Last summer, David Lewis, professor of art history at SFA, traveled to Florence to a campus of LABA to make a presentation about the aspects of contemporary photography. Following the lecture, he was asked to critique the students' work. Out of that visit came the idea for a LABA student exhibition coming to Nacogdoches, and discussion was soon under way between Lewis and Mauro Manetti, director of LABA, about having collaborative projects between SFA and LABA.

"We're also going to pick up a traveling show of his (Manetti's) work, which is being organized in Europe," Lewis said. "It opens in the Czech Republic this fall, travels to Italy and will come here next year. He will bring some of his students here with him at that time for a short visit.

"And out of this, we are hoping to sew the seeds for future collaboration between the two institutions," he said. "It would be nice to have a representation in Italy. It would be good for their students to come here, and maybe we could send some of our students over there in a reciprocal arrangement."

Collaboration between the two institutions could also give opportunities for art faculty members to travel in teaching exchanges, Lewis said.

"When I first thought about doing this show, I really hadn't thought about doing a catalog," Lewis said. "But in reviewing it and sharing the imagery with John Handley, our galleries director, we decided that it might be fun to do an exhibition catalog. So I applied for funding from the Cole Annuity Fund to support that publication."

The SFA Press will print the catalog for "Italian Photography Now: Thirteen Young Contemporaries," showing now in Cole Art Center, in time for a closing reception of the exhibition slated for 6 p.m.

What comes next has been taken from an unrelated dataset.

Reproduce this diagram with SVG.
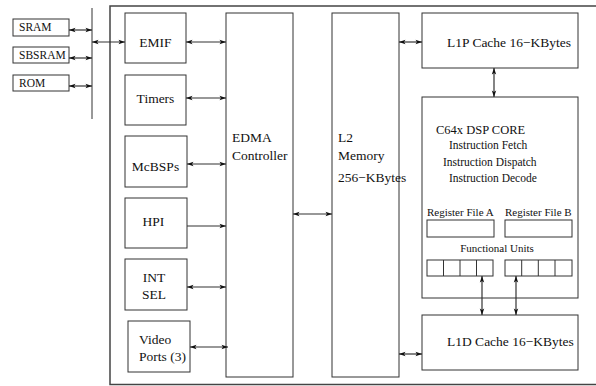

Saturday, June 1. Some of the booklets will be given to the student artists and some to LABA for its own public relations efforts in developing a greater awareness of the opportunities for exchanges or other cooperative programs with SFA, Lewis said, adding the initiative is "a win-win" for both institutions and their faculties and students.


The Rauschenberg exhibition

"Robert Rauschenberg: Four Decades of Work on Paper" will open at 6 p.m. Tuesday, April 23, in the Griffith Fine Arts Gallery in conjunction with the School of Theatre's production of "bobrauschenbergamerica," opening at 7:30 p.m. the same night in W.M. Turner Auditorium.

The theatre production of "bobrauschenbergamerica" had been planned for several months when new Galleries Director John Handley, who arrived at SFA in October, learned it was part of the School of Theatre's Mainstage Series productions to be performed in April. As a result, he checked the exhibition schedule in Griffith Gallery, which is located across the hall from Turner Auditorium in the Griffith Fine Arts Building on the SFA campus, learned the gallery would be available when the play opened, and immediately began searching for a museum or gallery that could loan some of Texas-born Rauschenberg's work to SFA.

Bill Goldston, director of Universal Limited Art Editions, was willing to work with Handley and agreed to loan some of Rauschenberg's work.

"We owe a great debt to him," Handley said. "He really went out of his way to make this happen and would like to keep working with us to bring other major U.S. artists' work here."

But the cost of shipping the pieces to Nacogdoches would have been a major obstacle without the Cole Fund, Handley added.

"It would have been extremely difficult for me to find the money on my budget to ship the works round-trip from Long Island to Nacogdoches," he said. "With the rise in fuel costs, shipping prices have soared. The Cole annuity grant made the show possible."

Admission to all art exhibitions is free. Tickets to the theatre production of "bobrauschenbergamerica," sponsored in part by Tipton Ford Lincoln, are $12 for adults and $6 for seniors and students. The play, which runs nightly through Saturday, April 27, is recommended for mature audiences.